_EXERCISE TASK_
Leave out any picture and return the remaining listing below exactly as given.
____________
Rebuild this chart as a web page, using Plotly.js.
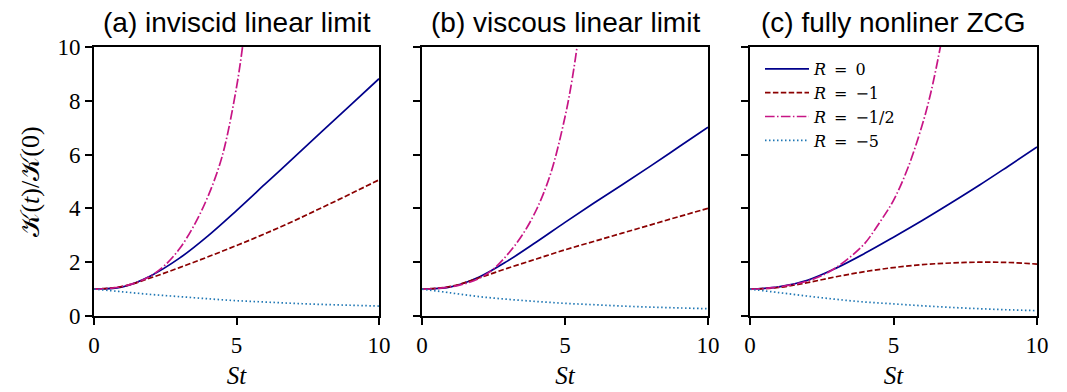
<!DOCTYPE html>
<html><head><meta charset="utf-8">
<script src="https://cdn.plot.ly/plotly-3.0.1.min.js"></script>
<style>html,body{margin:0;padding:0;background:#fff}#chart{width:1067px;height:392px}</style>
</head><body><div id="chart"></div>
<script>
// ---- data ----
const panelTitles = ['(a) inviscid linear limit', '(b) viscous linear limit', '(c) fully nonliner ZCG'];
const seriesNames = ['<i>R</i>\u2002=\u20020', '<i>R</i>\u2002=\u2002−1', '<i>R</i>\u2002=\u2002−1/2', '<i>R</i>\u2002=\u2002−5'];
const tGrid = [0, 1, 2, 3, 4, 5, 6, 7, 8, 9, 10];

// (a) inviscid linear limit
const a_R0   = [1, 1.08, 1.50, 2.15, 2.98, 3.92, 4.90, 5.88, 6.86, 7.84, 8.82];
const a_Rm1  = [1, 1.10, 1.42, 1.80, 2.20, 2.62, 3.06, 3.53, 4.03, 4.54, 5.06];
const a_Rm5  = [1, 0.90, 0.80, 0.72, 0.64, 0.57, 0.52, 0.47, 0.43, 0.40, 0.37];
const a_tRh  = [0, 0.5, 1, 1.5, 2, 2.5, 3, 3.5, 4, 4.5, 5, 5.25, 5.4];
const a_Rh   = [1, 1.02, 1.10, 1.25, 1.50, 1.90, 2.50, 3.35, 4.45, 5.95, 8.5, 10.3, 11.5];

// (b) viscous linear limit
const b_R0   = [1, 1.08, 1.45, 2.05, 2.75, 3.48, 4.19, 4.88, 5.58, 6.30, 7.02];
const b_Rm1  = [1, 1.10, 1.42, 1.78, 2.12, 2.46, 2.77, 3.08, 3.39, 3.70, 4.00];
const b_Rm5  = [1, 0.86, 0.72, 0.62, 0.54, 0.47, 0.42, 0.37, 0.33, 0.30, 0.27];
const b_tRh  = [0, 0.5, 1, 1.5, 2, 2.5, 3, 3.5, 4, 4.5, 5, 5.25, 5.5, 5.6];
const b_Rh   = [1, 1.02, 1.08, 1.20, 1.40, 1.75, 2.30, 3.00, 3.95, 5.30, 7.40, 8.80, 10.6, 11.4];

// (c) fully nonlinear ZCG
const c_R0   = [1, 1.08, 1.33, 1.78, 2.33, 2.93, 3.55, 4.20, 4.87, 5.57, 6.28];
const c_Rm1  = [1, 1.06, 1.24, 1.46, 1.65, 1.80, 1.91, 1.97, 2.00, 1.99, 1.93];
const c_Rm5  = [1, 0.87, 0.74, 0.62, 0.52, 0.45, 0.38, 0.32, 0.27, 0.23, 0.20];
const c_tRh  = [0, 0.5, 1, 1.5, 2, 2.5, 3, 3.5, 4, 4.5, 5, 5.5, 6, 6.3, 6.65, 6.8];
const c_Rh   = [1, 1.02, 1.08, 1.17, 1.30, 1.50, 1.80, 2.20, 2.70, 3.45, 4.30, 5.50, 7.10, 8.30, 10.1, 11.0];

const xTicks = [0, 5, 10];
const yTicks = [0, 2, 4, 6, 8, 10];

// ---- styles ----
const styles = [
  {color: '#00008b', dash: 'solid'},
  {color: '#8b0000', dash: '5.5px,2.4px'},
  {color: '#c71585', dash: '9.6px,2.4px,1.5px,2.4px'},
  {color: '#1f77b4', dash: '1.5px,2.5px'}
];

const panels = [
  {series: [[tGrid, a_R0], [tGrid, a_Rm1], [a_tRh, a_Rh], [tGrid, a_Rm5]]},
  {series: [[tGrid, b_R0], [tGrid, b_Rm1], [b_tRh, b_Rh], [tGrid, b_Rm5]]},
  {series: [[tGrid, c_R0], [tGrid, c_Rm1], [c_tRh, c_Rh], [tGrid, c_Rm5]]}
];

const W = 1067, H = 392;
const xDomains = [[94/W, 379/W], [422/W, 708/W], [750/W, 1037/W]];
const yDomain = [1 - 316/H, 1 - 47/H];

const traces = [];
panels.forEach((p, pi) => {
  p.series.forEach((s, si) => {
    traces.push({
      x: s[0], y: s[1], type: 'scatter', mode: 'lines',
      name: seriesNames[si],
      showlegend: pi === 2,
      xaxis: pi === 0 ? 'x' : 'x' + (pi + 1),
      yaxis: pi === 0 ? 'y' : 'y' + (pi + 1),
      line: {color: styles[si].color, dash: styles[si].dash, width: 1.7, shape: 'spline', smoothing: 1},
      hoverinfo: 'skip'
    });
  });
});

const serif = 'Liberation Serif, DejaVu Serif, serif';
const tickFont = {family: serif, size: 23, color: '#000'};
const layout = {
  width: W, height: H,
  margin: {l: 0, r: 0, t: 0, b: 0},
  paper_bgcolor: '#fff', plot_bgcolor: '#fff',
  showlegend: true,
  legend: {x: 760/W, y: 1 - 52/H, xanchor: 'left', yanchor: 'top',
           bgcolor: 'rgba(0,0,0,0)', font: {family: 'DejaVu Serif, serif', size: 16, color: '#000'},
           tracegroupgap: 0, itemwidth: 44},
  annotations: []
};
xDomains.forEach((d, i) => {
  const sx = i === 0 ? '' : String(i + 1);
  layout['xaxis' + sx] = {
    domain: d, range: [0, 10], anchor: 'y' + sx,
    tickvals: xTicks, ticktext: xTicks.map(String), ticks: 'outside', ticklen: 7, tickwidth: 2, tickcolor: '#000',
    showline: true, linewidth: 2, linecolor: '#000', mirror: true, showgrid: false, zeroline: false,
    tickfont: tickFont,
    title: {text: '<i>St</i>', font: {family: serif, size: 25, color: '#000'}, standoff: 10}
  };
  layout['yaxis' + sx] = {
    domain: yDomain, range: [0, 10], anchor: 'x' + sx,
    tickvals: yTicks, ticktext: yTicks.map(String), ticks: 'outside', ticklen: 7, tickwidth: 2, tickcolor: '#000',
    showline: true, linewidth: 2, linecolor: '#000', mirror: true, showgrid: false, zeroline: false,
    showticklabels: i === 0, tickfont: tickFont,
    title: i === 0 ? {text: '𝒦(<i>t</i>)/𝒦(0)', font: {family: serif, size: 26, color: '#000'}, standoff: 10} : {text: ''}
  };
  layout.annotations.push({
    text: panelTitles[i], xref: 'paper', yref: 'paper',
    x: (d[0] + d[1]) / 2, y: 1 - 23/H, xanchor: 'center', yanchor: 'middle',
    showarrow: false, font: {family: 'Liberation Sans, Arial, sans-serif', size: 28, color: '#000'}
  });
});

Plotly.newPlot('chart', traces, layout, {displayModeBar: false, staticPlot: true});
</script>
</body></html>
____________
_SOLUTION TO THE PROBLEM_
Rebuild this chart as a web page, using Plotly.js.
<!DOCTYPE html>
<html><head><meta charset="utf-8">
<script src="https://cdn.plot.ly/plotly-3.0.1.min.js"></script>
<style>html,body{margin:0;padding:0;background:#fff}#chart{width:1067px;height:392px}</style>
</head><body><div id="chart"></div>
<script>
// ---- data ----
const panelTitles = ['(a) inviscid linear limit', '(b) viscous linear limit', '(c) fully nonliner ZCG'];
const seriesNames = ['<i>R</i>\u2002=\u20020', '<i>R</i>\u2002=\u2002−1', '<i>R</i>\u2002=\u2002−1/2', '<i>R</i>\u2002=\u2002−5'];
const tGrid = [0, 1, 2, 3, 4, 5, 6, 7, 8, 9, 10];

// (a) inviscid linear limit
const a_R0   = [1, 1.08, 1.50, 2.15, 2.98, 3.92, 4.90, 5.88, 6.86, 7.84, 8.82];
const a_Rm1  = [1, 1.10, 1.42, 1.80, 2.20, 2.62, 3.06, 3.53, 4.03, 4.54, 5.06];
const a_Rm5  = [1, 0.90, 0.80, 0.72, 0.64, 0.57, 0.52, 0.47, 0.43, 0.40, 0.37];
const a_tRh  = [0, 0.5, 1, 1.5, 2, 2.5, 3, 3.5, 4, 4.5, 5, 5.25, 5.4];
const a_Rh   = [1, 1.02, 1.10, 1.25, 1.50, 1.90, 2.50, 3.35, 4.45, 5.95, 8.5, 10.3, 11.5];

// (b) viscous linear limit
const b_R0   = [1, 1.08, 1.45, 2.05, 2.75, 3.48, 4.19, 4.88, 5.58, 6.30, 7.02];
const b_Rm1  = [1, 1.10, 1.42, 1.78, 2.12, 2.46, 2.77, 3.08, 3.39, 3.70, 4.00];
const b_Rm5  = [1, 0.86, 0.72, 0.62, 0.54, 0.47, 0.42, 0.37, 0.33, 0.30, 0.27];
const b_tRh  = [0, 0.5, 1, 1.5, 2, 2.5, 3, 3.5, 4, 4.5, 5, 5.25, 5.5, 5.6];
const b_Rh   = [1, 1.02, 1.08, 1.20, 1.40, 1.75, 2.30, 3.00, 3.95, 5.30, 7.40, 8.80, 10.6, 11.4];

// (c) fully nonlinear ZCG
const c_R0   = [1, 1.08, 1.33, 1.78, 2.33, 2.93, 3.55, 4.20, 4.87, 5.57, 6.28];
const c_Rm1  = [1, 1.06, 1.24, 1.46, 1.65, 1.80, 1.91, 1.97, 2.00, 1.99, 1.93];
const c_Rm5  = [1, 0.87, 0.74, 0.62, 0.52, 0.45, 0.38, 0.32, 0.27, 0.23, 0.20];
const c_tRh  = [0, 0.5, 1, 1.5, 2, 2.5, 3, 3.5, 4, 4.5, 5, 5.5, 6, 6.3, 6.65, 6.8];
const c_Rh   = [1, 1.02, 1.08, 1.17, 1.30, 1.50, 1.80, 2.20, 2.70, 3.45, 4.30, 5.50, 7.10, 8.30, 10.1, 11.0];

const xTicks = [0, 5, 10];
const yTicks = [0, 2, 4, 6, 8, 10];

// ---- styles ----
const styles = [
  {color: '#00008b', dash: 'solid'},
  {color: '#8b0000', dash: '5.5px,2.4px'},
  {color: '#c71585', dash: '9.6px,2.4px,1.5px,2.4px'},
  {color: '#1f77b4', dash: '1.5px,2.5px'}
];

const panels = [
  {series: [[tGrid, a_R0], [tGrid, a_Rm1], [a_tRh, a_Rh], [tGrid, a_Rm5]]},
  {series: [[tGrid, b_R0], [tGrid, b_Rm1], [b_tRh, b_Rh], [tGrid, b_Rm5]]},
  {series: [[tGrid, c_R0], [tGrid, c_Rm1], [c_tRh, c_Rh], [tGrid, c_Rm5]]}
];

const W = 1067, H = 392;
const xDomains = [[94/W, 379/W], [422/W, 708/W], [750/W, 1037/W]];
const yDomain = [1 - 316/H, 1 - 47/H];

const traces = [];
panels.forEach((p, pi) => {
  p.series.forEach((s, si) => {
    traces.push({
      x: s[0], y: s[1], type: 'scatter', mode: 'lines',
      name: seriesNames[si],
      showlegend: pi === 2,
      xaxis: pi === 0 ? 'x' : 'x' + (pi + 1),
      yaxis: pi === 0 ? 'y' : 'y' + (pi + 1),
      line: {color: styles[si].color, dash: styles[si].dash, width: 1.7, shape: 'spline', smoothing: 1},
      hoverinfo: 'skip'
    });
  });
});

const serif = 'Liberation Serif, DejaVu Serif, serif';
const tickFont = {family: serif, size: 23, color: '#000'};
const layout = {
  width: W, height: H,
  margin: {l: 0, r: 0, t: 0, b: 0},
  paper_bgcolor: '#fff', plot_bgcolor: '#fff',
  showlegend: true,
  legend: {x: 760/W, y: 1 - 52/H, xanchor: 'left', yanchor: 'top',
           bgcolor: 'rgba(0,0,0,0)', font: {family: 'DejaVu Serif, serif', size: 16, color: '#000'},
           tracegroupgap: 0, itemwidth: 44},
  annotations: []
};
xDomains.forEach((d, i) => {
  const sx = i === 0 ? '' : String(i + 1);
  layout['xaxis' + sx] = {
    domain: d, range: [0, 10], anchor: 'y' + sx,
    tickvals: xTicks, ticktext: xTicks.map(String), ticks: 'outside', ticklen: 7, tickwidth: 2, tickcolor: '#000',
    showline: true, linewidth: 2, linecolor: '#000', mirror: true, showgrid: false, zeroline: false,
    tickfont: tickFont,
    title: {text: '<i>St</i>', font: {family: serif, size: 25, color: '#000'}, standoff: 10}
  };
  layout['yaxis' + sx] = {
    domain: yDomain, range: [0, 10], anchor: 'x' + sx,
    tickvals: yTicks, ticktext: yTicks.map(String), ticks: 'outside', ticklen: 7, tickwidth: 2, tickcolor: '#000',
    showline: true, linewidth: 2, linecolor: '#000', mirror: true, showgrid: false, zeroline: false,
    showticklabels: i === 0, tickfont: tickFont,
    title: i === 0 ? {text: '𝒦(<i>t</i>)/𝒦(0)', font: {family: serif, size: 26, color: '#000'}, standoff: 10} : {text: ''}
  };
  layout.annotations.push({
    text: panelTitles[i], xref: 'paper', yref: 'paper',
    x: (d[0] + d[1]) / 2, y: 1 - 23/H, xanchor: 'center', yanchor: 'middle',
    showarrow: false, font: {family: 'Liberation Sans, Arial, sans-serif', size: 28, color: '#000'}
  });
});

Plotly.newPlot('chart', traces, layout, {displayModeBar: false, staticPlot: true});
</script>
</body></html>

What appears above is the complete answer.